Predicting the data structure prior to extreme events from passive observables using echo state network

Article Type

Research Article

Publication Title

Frontiers in Applied Mathematics and Statistics


Extreme events are defined as events that largely deviate from the nominal state of the system as observed in a time series. Due to the rarity and uncertainty of their occurrence, predicting extreme events has been challenging. In real life, some variables (passive variables) often encode significant information about the occurrence of extreme events manifested in another variable (active variable). For example, observables such as temperature, pressure, etc., act as passive variables in case of extreme precipitation events. These passive variables do not show any large excursion from the nominal condition yet carry the fingerprint of the extreme events.
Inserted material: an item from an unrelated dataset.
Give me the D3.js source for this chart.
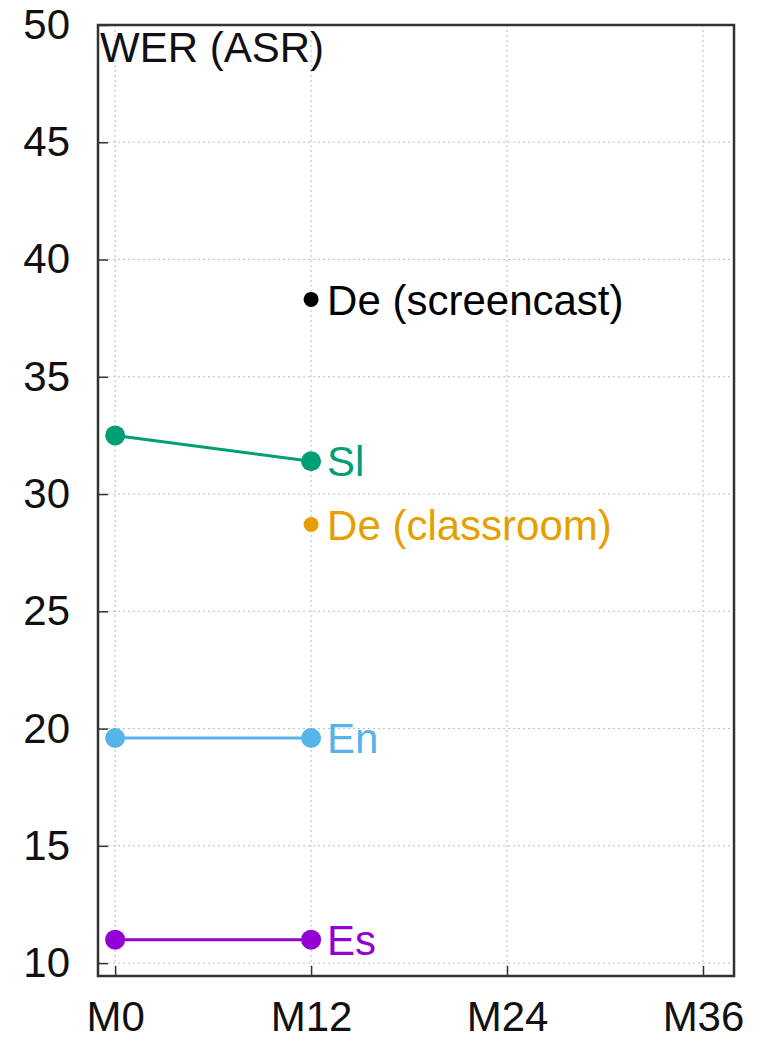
<!DOCTYPE html>
<html>
<head>
<meta charset="utf-8">
<script src="https://cdn.jsdelivr.net/npm/d3@7"></script>
<style>
  html, body { margin: 0; padding: 0; background: #fff; }
  svg { display: block; font-family: "Liberation Sans", Arial, sans-serif; }
</style>
</head>
<body>
<svg id="chart" width="760" height="1038"></svg>
<script>
// Milestones on the x axis (months)
const xTicks = [0, 12, 24, 36];
const xTickLabels = ["M0", "M12", "M24", "M36"];
const yTicks = [10, 15, 20, 25, 30, 35, 40, 45, 50];

// WER per language, by milestone
const slMonths = [0, 12];
const slValues = [32.5, 31.4];
const enMonths = [0, 12];
const enValues = [19.6, 19.6];
const esMonths = [0, 12];
const esValues = [11.0, 11.0];
const deScreencastMonths = [12];
const deScreencastValues = [38.3];
const deClassroomMonths = [12];
const deClassroomValues = [28.7];

const series = [
  { name: "De (screencast)", months: deScreencastMonths, values: deScreencastValues, color: "#000000", r: 7.5 },
  { name: "Sl", months: slMonths, values: slValues, color: "#009e73", r: 10 },
  { name: "De (classroom)", months: deClassroomMonths, values: deClassroomValues, color: "#e69f00", r: 7.5 },
  { name: "En", months: enMonths, values: enValues, color: "#56b4e9", r: 10 },
  { name: "Es", months: esMonths, values: esValues, color: "#9400d3", r: 10 }
];

const FONT = 42;
const plotLeft = 98, plotRight = 734, plotTop = 25, plotBottom = 976;
const svg = d3.select("#chart");

const x = d3.scaleLinear().domain([-1.05, 37.9]).range([plotLeft, plotRight]);
const y = d3.scaleLinear().domain([9.45, 50]).range([plotBottom, plotTop]);

// dotted grid
const grid = svg.append("g").attr("stroke", "#bdbdbd").attr("stroke-width", 1).attr("stroke-dasharray", "2,3");
grid.selectAll("line.h").data(yTicks.filter(v => v < 50)).join("line")
  .attr("class", "h")
  .attr("x1", plotLeft).attr("x2", plotRight)
  .attr("y1", d => y(d)).attr("y2", d => y(d));
grid.selectAll("line.v").data(xTicks).join("line")
  .attr("class", "v")
  .attr("x1", d => x(d)).attr("x2", d => x(d))
  .attr("y1", plotTop).attr("y2", plotBottom);

// axes: inward ticks, labels outside
const yAxis = d3.axisLeft(y).tickValues(yTicks).tickSize(-10).tickPadding(28).tickFormat(d3.format("d"));
const gy = svg.append("g").attr("transform", `translate(${plotLeft},0)`).call(yAxis);
gy.attr("font-size", FONT).attr("font-family", "Liberation Sans, Arial, sans-serif");
gy.select(".domain").remove();
gy.selectAll(".tick line").attr("stroke", "#333").attr("stroke-width", 1.5);
gy.selectAll(".tick text").attr("fill", "#111");

const xAxis = d3.axisBottom(x).tickValues(xTicks).tickSize(-10).tickPadding(25)
  .tickFormat((d, i) => xTickLabels[i]);
const gx = svg.append("g").attr("transform", `translate(0,${plotBottom})`).call(xAxis);
gx.attr("font-size", FONT).attr("font-family", "Liberation Sans, Arial, sans-serif");
gx.select(".domain").remove();
gx.selectAll(".tick line").attr("stroke", "#333").attr("stroke-width", 1.5);
gx.selectAll(".tick text").attr("fill", "#111");

// frame
svg.append("rect").attr("x", plotLeft).attr("y", plotTop)
  .attr("width", plotRight - plotLeft).attr("height", plotBottom - plotTop)
  .attr("fill", "none").attr("stroke", "#333").attr("stroke-width", 2.5);

// series lines, points and end labels
const line = d3.line().x(d => x(d[0])).y(d => y(d[1]));
series.forEach(s => {
  const pts = s.months.map((m, i) => [m, s.values[i]]);
  const g = svg.append("g");
  if (pts.length > 1) {
    g.append("path").attr("d", line(pts)).attr("fill", "none")
      .attr("stroke", s.color).attr("stroke-width", 3);
  }
  g.selectAll("circle").data(pts).join("circle")
    .attr("cx", d => x(d[0])).attr("cy", d => y(d[1])).attr("r", s.r)
    .attr("fill", s.color);
  const last = pts[pts.length - 1];
  g.append("text").attr("x", x(last[0]) + 16).attr("y", y(last[1]))
    .attr("dy", "0.36em").attr("font-size", FONT).attr("fill", s.color)
    .text(s.name);
});

// panel title inside the frame
svg.append("text").attr("x", plotLeft + 2).attr("y", 62)
  .attr("font-size", FONT).attr("fill", "#111").text("WER (ASR)");
</script>
</body>
</html>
In this study, we propose a reservoir computation-based framework that can predict the preceding structure or pattern in the time evolution of the active variable that leads to an extreme event using information from the passive variable. An appropriate threshold height of events is a prerequisite for detecting extreme events and improving the skill of their prediction. We demonstrate that the magnitude of extreme events and the appearance of a coherent pattern before the arrival of the extreme event in a time series affect the prediction skill. Quantitatively, we confirm this using a metric describing the mean phase difference between the input time signals, which decreases when the magnitude of the extreme event is relatively higher, thereby increasing the predictability skill.